It is too dangerous for aid to be taken into the western Sudanese region of Darfur on Monday by road as planned.
Thousands of displaced people are in need of relief supplies
Last week, the government opened humanitarian corridors for aid agencies to access Darfur where rebels have been battling the army and Arab militias.
But the United Nations' Dr Mukesh Kapila told the BBC that aid convoys were still being attacked by militias.
Dr Kapila called for international support for an airlift for the 1m people estimated to be in need.
Most are internally displaced but over 100,000 have fled into neighbouring Chad.
Aid agencies estimate that the fighting has cut off some three million people for several months.
The conflict in western Sudan began last year and is an entirely separate one from the 20-year battle involving the southern-based Sudan People's Liberation Army.
However, there are fears that the fighting risks overshadowing a looming peace deal with rebels in the south of the country.
'Rebels in control'
Dr Kapila said any convoys were also at risk from mines laid along the roads.

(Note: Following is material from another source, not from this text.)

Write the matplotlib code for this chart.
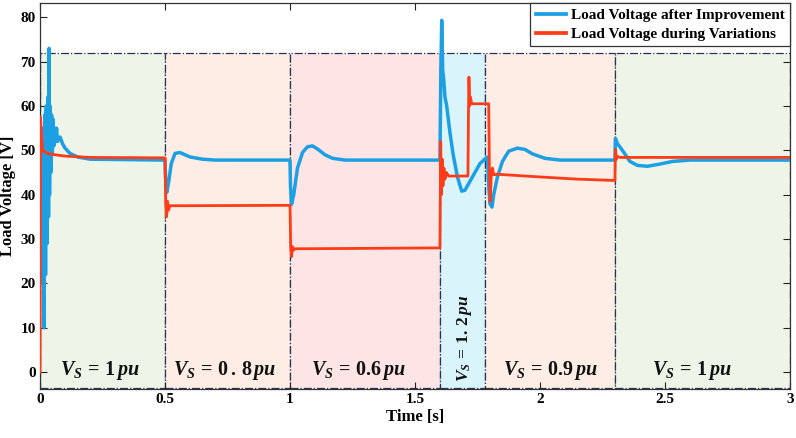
import matplotlib
matplotlib.use("Agg")
import matplotlib.pyplot as plt
from matplotlib.patches import Rectangle

plt.rcParams['font.family'] = ['Liberation Serif', 'DejaVu Serif']
plt.rcParams['font.weight'] = 'bold'
plt.rcParams['mathtext.fontset'] = 'custom'
plt.rcParams['mathtext.rm'] = 'Liberation Serif:bold'
plt.rcParams['mathtext.it'] = 'Liberation Serif:italic:bold'
plt.rcParams['mathtext.bf'] = 'Liberation Serif:bold'

# ---------------- data ----------------
blue_t = [0.000, 0.006, 0.010, 0.013, 0.016, 0.019, 0.022, 0.025, 0.028, 0.031,
          0.034, 0.036, 0.038, 0.040, 0.043, 0.046, 0.049, 0.052, 0.055, 0.058,
          0.062, 0.066, 0.070, 0.080, 0.090, 0.100, 0.120, 0.150, 0.200, 0.500,
          0.502, 0.507, 0.515, 0.525, 0.540, 0.560, 0.600, 0.650, 0.700, 1.000,
          1.002, 1.006, 1.015, 1.030, 1.050, 1.070, 1.090, 1.110, 1.140, 1.170,
          1.220, 1.600,
          1.603, 1.607, 1.611, 1.615, 1.620, 1.627, 1.640, 1.653, 1.670, 1.687,
          1.700, 1.720, 1.740, 1.760, 1.785, 1.790, 1.795, 1.800, 1.808, 1.815,
          1.830, 1.850, 1.875, 1.910, 1.940, 1.970, 2.020, 2.080, 2.300,
          2.302, 2.310, 2.330, 2.360, 2.390, 2.430, 2.480, 2.530, 2.600, 3.000]
blue_v = [48.0, 52.0, 20.0, 55.0, 10.0, 58.0, 22.0, 60.0, 29.0, 62.0,
          35.0, 73.0, 40.0, 60.0, 45.0, 58.0, 49.0, 57.0, 51.0, 55.0,
          52.0, 55.0, 52.0, 53.0, 51.5, 50.5, 49.3, 48.5, 48.0, 47.8,
          44.0, 40.5, 43.0, 47.0, 49.3, 49.5, 48.5, 48.0, 47.8, 47.8,
          42.0, 37.8, 40.0, 46.0, 49.5, 50.8, 51.0, 50.3, 49.0, 48.2,
          47.8, 47.8,
          65.0, 79.3, 68.0, 66.0, 62.0, 60.0, 54.0, 49.0, 44.0, 40.8,
          41.0, 43.0, 45.0, 47.0, 48.3, 48.5, 42.0, 38.0, 37.2, 40.0,
          44.0, 47.5, 49.8, 50.5, 50.2, 49.2, 48.2, 47.8, 47.8,
          52.7, 51.5, 50.0, 47.5, 46.6, 46.4, 46.9, 47.5, 47.8, 47.8]

red_t = [0.000, 0.002, 0.006, 0.010, 0.015, 0.030, 0.060, 0.100, 0.200, 0.500,
         0.503, 0.506, 0.510, 0.514, 0.520, 1.000,
         1.003, 1.006, 1.010, 1.015, 1.020, 1.600,
         1.603, 1.606, 1.609, 1.612, 1.616, 1.620, 1.626, 1.635, 1.712,
         1.714, 1.716, 1.719, 1.722, 1.727, 1.795,
         1.798, 1.801, 1.805, 1.810, 1.815, 1.830, 2.000, 2.150, 2.300,
         2.302, 2.306, 2.310, 2.320, 3.000]
red_v = [0.0, 57.5, 53.0, 50.0, 49.8, 49.3, 49.0, 48.7, 48.4, 48.3,
         38.0, 35.0, 38.5, 36.5, 37.5, 37.6,
         28.0, 26.0, 28.3, 27.5, 27.8, 28.0,
         52.0, 40.0, 48.0, 42.0, 46.0, 43.5, 45.0, 44.2, 44.2,
         58.0, 66.5, 60.0, 62.0, 60.5, 60.5,
         45.0, 38.5, 44.0, 46.0, 44.5, 44.6, 44.0, 43.5, 43.2,
         50.2, 48.0, 48.6, 48.4, 48.4]

region_edges = [0.0, 0.5, 1.0, 1.6, 1.78, 2.3, 3.0]
region_colors = ['#eef5e8', '#fdede5', '#fde5e5', '#daf4fb', '#fdede5', '#eef5e8']
region_labels = [r'$V_S\,=\,1\,pu$', r'$V_S\,=\,0\,.\,8\,pu$', r'$V_S\,=\,0.6\,pu$',
                 r'$V_S\,=\,1.\,2\,pu$', r'$V_S\,=\,0.9\,pu$', r'$V_S\,=\,1\,pu$']
label_x = [0.24, 0.74, 1.276, 1.70, 2.044, 2.61]

series_labels = ['Load Voltage after Improvement', 'Load Voltage during Variations']
x_ticks = [0, 0.5, 1, 1.5, 2, 2.5, 3]
x_ticklabels = ['0', '0.5', '1', '1.5', '2', '2.5', '3']
y_ticks = [0, 10, 20, 30, 40, 50, 60, 70, 80]

# ---------------- figure ----------------
fig = plt.figure(figsize=(7.96, 4.38), dpi=100)
ax = fig.add_axes([0.0503, 0.112, 0.942, 0.881])
ylo, yhi = -3.8, 83.2
box_top = 72
ax.set_xlim(0, 3)
ax.set_ylim(ylo, yhi)

edge_col = '#263352'
for i in range(len(region_colors)):
    x0, x1 = region_edges[i], region_edges[i + 1]
    ax.add_patch(Rectangle((x0, ylo + 0.3), x1 - x0, box_top - ylo - 0.3,
                           facecolor=region_colors[i], edgecolor=edge_col,
                           linestyle='-.', linewidth=0.9, zorder=0))

ax.plot(blue_t, blue_v, color='#1c9fe3', lw=2.5, label=series_labels[0], zorder=3)
ax.plot(red_t, red_v, color='#ff3b18', lw=2.0, label=series_labels[1], zorder=4)

for i, (lx, txt) in enumerate(zip(label_x, region_labels)):
    if i == 3:
        ax.text(lx, 7.5, txt, rotation=90, ha='center', va='center',
                fontsize=12.5, color='#111111', zorder=5)
    else:
        ax.text(lx, 0.4, txt, ha='center', va='center', fontsize=14.5,
                color='#111111', zorder=5)

ax.set_xticks(x_ticks)
ax.set_xticklabels(x_ticklabels)
ax.set_yticks(y_ticks)
ax.tick_params(direction='in', top=True, right=True, length=5, width=0.8,
               labelsize=11, colors='#222222', pad=3)
for lab in ax.get_xticklabels() + ax.get_yticklabels():
    lab.set_fontweight('bold')
    lab.set_color('black')
for sp in ax.spines.values():
    sp.set_linewidth(0.9)
    sp.set_color('#333333')

ax.set_xlabel('Time [s]', fontsize=12, fontweight='bold', labelpad=2)
ax.set_ylabel('Load Voltage [V]', fontsize=12, fontweight='bold', labelpad=3)

leg = ax.legend(loc='upper right', bbox_to_anchor=(1.0, 1.0), borderaxespad=0,
                fontsize=11, frameon=True, fancybox=False, framealpha=1,
                edgecolor='#333333', handlelength=2.0, handletextpad=0.3,
                labelspacing=0.35, borderpad=0.35)
leg.get_frame().set_linewidth(0.9)
for t in leg.get_texts():
    t.set_fontweight('bold')
for h in leg.get_lines():
    h.set_linewidth(2.7)
leg.set_zorder(10)

fig.savefig('out.png', dpi=100)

He said small aircraft were now taking some food and medicines into the more remote communities, but that this was no substitute for access by road.

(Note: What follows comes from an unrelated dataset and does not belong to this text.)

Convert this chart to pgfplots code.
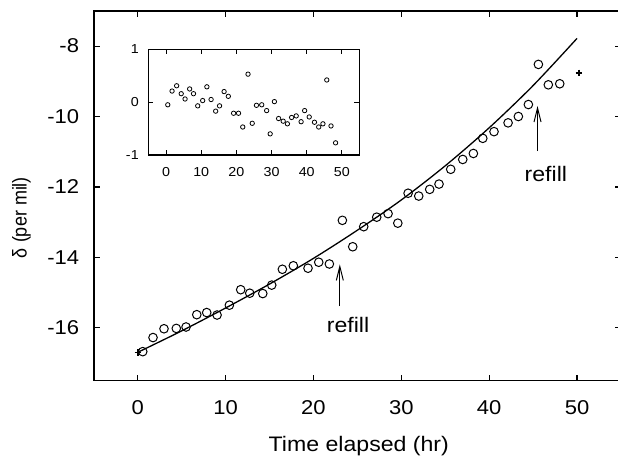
\documentclass[border=0pt]{standalone}
\usepackage{fontspec}
\setmainfont{Liberation Sans}
\usepackage{pgfplots}
\pgfplotsset{compat=1.18}
\usetikzlibrary{arrows.meta}

\pgfplotstableread{
x y
0.57 -16.68
1.74 -16.28
2.99 -16.03
4.39 -16.02
5.50 -15.98
6.72 -15.63
7.85 -15.57
9.03 -15.64
10.43 -15.36
11.72 -14.92
12.75 -15.02
14.23 -15.03
15.25 -14.79
16.46 -14.34
17.71 -14.24
19.38 -14.31
20.60 -14.14
21.81 -14.19
23.29 -12.95
24.47 -13.70
25.72 -13.13
27.20 -12.86
28.49 -12.76
29.60 -13.03
30.77 -12.18
31.98 -12.26
33.23 -12.07
34.29 -11.92
35.62 -11.50
36.99 -11.22
38.20 -11.05
39.27 -10.62
40.55 -10.43
42.15 -10.18
43.32 -10.00
44.46 -9.66
45.60 -8.52
46.73 -9.10
48.03 -9.07
}\maindata

\pgfplotstableread{
x y
0 -16.70
5 -16.09
10 -15.44
15 -14.76
20 -14.03
25 -13.23
30 -12.37
35 -11.40
40 -10.32
45 -9.12
50 -7.78
}\fitdata

\pgfplotstableread{
x y
0.48 -0.05
1.7 0.21
3.0 0.31
4.3 0.16
5.4 0.06
6.7 0.25
7.8 0.16
9.0 -0.07
10.4 0.03
11.6 0.29
12.8 0.05
14.1 -0.17
15.2 -0.07
16.5 0.20
17.7 0.11
19.2 -0.21
20.6 -0.21
21.8 -0.47
23.3 0.53
24.5 -0.40
25.7 -0.06
27.2 -0.05
28.6 -0.16
29.6 -0.60
30.8 0.01
32.0 -0.31
33.3 -0.36
34.5 -0.41
35.7 -0.29
37.0 -0.26
38.4 -0.37
39.4 -0.16
40.7 -0.28
42.2 -0.38
43.4 -0.47
44.6 -0.41
45.7 0.42
46.9 -0.45
48.2 -0.77
}\resdata

\begin{document}
\begin{tikzpicture}
\begin{axis}[
  at={(0,0)}, anchor=south west,
  scale only axis, width=263.6pt, height=184.8pt,
  xmin=-5, xmax=55, ymin=-17.5, ymax=-7,
  xtick={0,10,20,30,40,50}, xticklabels={0,10,20,30,40,50},
  ytick={-16,-14,-12,-10,-8}, yticklabels={-16,-14,-12,-10,-8},
  tick align=inside, major tick length=3pt,
  axis line style={line width=0.8pt},
  every tick/.style={black, line width=0.6pt},
  xticklabel style={font=\fontsize{10}{12}\selectfont, xscale=1.1, inner sep=0pt, anchor=north, yshift=-9.75pt},
  yticklabel style={font=\fontsize{10}{12}\selectfont, xscale=1.1, inner sep=0pt, anchor=east, xshift=-6.5pt},
  clip=false,
]
\addplot[black, line width=0.65pt, smooth] table[x=x,y=y] {\fitdata};
\addplot[only marks, mark=o, mark size=2.15pt, mark options={line width=0.5pt, black}] table[x=x,y=y] {\maindata};
\addplot[only marks, mark=+, mark size=1.6pt, mark options={line width=0.8pt, black}] coordinates {(0,-16.71) (50.2,-8.76)};
\draw[line width=0.5pt, -{Straight Barb[length=7pt,width=3.5pt]}] (axis cs:23.0,-15.39) -- (axis cs:23.0,-14.20);
\draw[line width=0.5pt, -{Straight Barb[length=7pt,width=3.5pt]}] (axis cs:45.5,-10.98) -- (axis cs:45.5,-9.70);
\node[anchor=base, font=\fontsize{10.5}{12}\selectfont, xscale=1.1] at (axis cs:23.94,-16.125) {refill};
\node[anchor=base, font=\fontsize{10.5}{12}\selectfont, xscale=1.1] at (axis cs:46.45,-11.835) {refill};
\end{axis}

\begin{axis}[
  at={(27.35pt,112.75pt)}, anchor=south west,
  scale only axis, width=105.5pt, height=52.85pt,
  xmin=-5, xmax=55, ymin=-1, ymax=1,
  xtick={0,10,20,30,40,50}, xticklabels={0,10,20,30,40,50},
  ytick={-1,0,1}, yticklabels={-1,0,1},
  tick align=inside, major tick length=2.5pt,
  axis background/.style={fill=white},
  axis line style={line width=0.6pt},
  every tick/.style={black, line width=0.5pt},
  xticklabel style={font=\fontsize{6.5}{8}\selectfont, xscale=1.1, inner sep=0pt, anchor=north, yshift=-5.85pt},
  yticklabel style={font=\fontsize{6.5}{8}\selectfont, xscale=1.1, inner sep=0pt, anchor=east, xshift=-4.25pt},
]
\addplot[only marks, mark=o, mark size=1.1pt, mark options={line width=0.4pt, black}] table[x=x,y=y] {\resdata};
\end{axis}

\node[rotate=90, xscale=0.9, anchor=base, font=\fontsize{10}{12}\selectfont] at (-33.55pt,81.5pt) {δ\ (per mil)};
\node[anchor=base, font=\fontsize{10.5}{12}\selectfont, xscale=1.1] at (132.5pt,-35.25pt) {Time elapsed (hr)};

\pgfresetboundingbox
\path[use as bounding box] (-46.9pt,-38.25pt) rectangle (262.1pt,190.25pt);
\end{tikzpicture}
\end{document}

"The road options are by far the most important but that clearly depends on security and that's what we are pursuing with the government authorities," he said.

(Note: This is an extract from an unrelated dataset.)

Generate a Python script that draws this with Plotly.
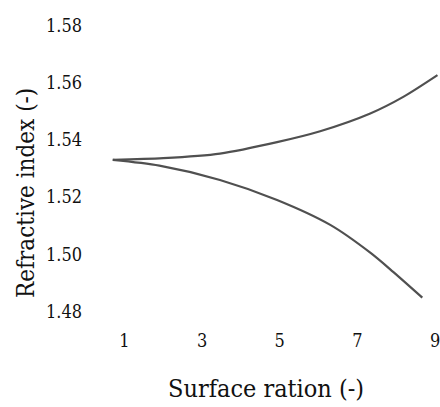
import plotly.graph_objects as go

# Data
upper_x = [0.70, 2.0, 3.46, 4.93, 6.04, 7.33, 8.18, 9.06]
upper_y = [1.5330, 1.5336, 1.5352, 1.5392, 1.5430, 1.5492, 1.5550, 1.5626]
lower_x = [0.70, 1.9, 3.46, 4.93, 6.30, 7.33, 7.92, 8.67]
lower_y = [1.5330, 1.5310, 1.5260, 1.5190, 1.5103, 1.5006, 1.4939, 1.4849]

x_ticks = [1, 3, 5, 7, 9]
y_ticks = [1.48, 1.50, 1.52, 1.54, 1.56, 1.58]
y_tick_text = ["1.48", "1.50", "1.52", "1.54", "1.56", "1.58"]

x_title = "Surface ration (-)"
y_title = "Refractive index (-)"

W, H = 440, 407
L, R, T, B = 105, 1, 11, 81
font_family = "DejaVu Serif Condensed, DejaVu Serif"
line_color = "#505050"
text_color = "#111111"

fig = go.Figure()
fig.add_trace(go.Scatter(x=upper_x, y=upper_y, mode="lines",
                         line=dict(color=line_color, width=2.2, shape="spline", smoothing=0.8), showlegend=False))
fig.add_trace(go.Scatter(x=lower_x, y=lower_y, mode="lines",
                         line=dict(color=line_color, width=2.2, shape="spline", smoothing=0.8), showlegend=False))

pw = W - L - R
ph = H - T - B

fig.update_layout(
    width=W, height=H,
    margin=dict(l=L, r=R, t=T, b=B, pad=0),
    paper_bgcolor="white", plot_bgcolor="white",
    font=dict(family=font_family, color=text_color),
    xaxis=dict(range=[0.5, 9.1], tickvals=x_ticks, showgrid=False, zeroline=False, showline=False,
               tickfont=dict(size=18, family=font_family, color=text_color), ticklabelstandoff=2,
               ticklabeloverflow="allow"),
    yaxis=dict(range=[1.475, 1.585], tickvals=y_ticks, ticktext=y_tick_text, showgrid=False, zeroline=False, showline=False,
               tickfont=dict(size=18, family=font_family, color=text_color), ticklabelstandoff=22,
               ticklabeloverflow="allow"),
    annotations=[
        dict(text=x_title, xref="paper", yref="paper", x=(266 - L) / pw, y=-(388 - (H - B)) / ph,
             xanchor="center", yanchor="middle", showarrow=False,
             font=dict(size=25, family=font_family, color=text_color)),
        dict(text=y_title, xref="paper", yref="paper", x=(26 - L) / pw, y=1 - (193 - T) / ph,
             xanchor="center", yanchor="middle", textangle=-90, showarrow=False,
             font=dict(size=24, family=font_family, color=text_color)),
    ],
)

fig.write_html("out.html")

Dr Kapila has called on the international community to help with large scale transport aircraft to airlift urgently needed food and blankets for the refugees in Darfur.
The Sudanese government says it is in full control of Darfur but rebels from the Justice and Equality Movement (Jem) and Sudan Liberation Army (SLA) insist they control much of the countryside.
A statement issued by the government last week said humanitarian organisations can now access the towns of al-Fashir, Kutumu, Amiro, Karnoi and Tine.
Other areas said to have been opened by the government are Jinnenah, Zalingei, Morni and Kolbus.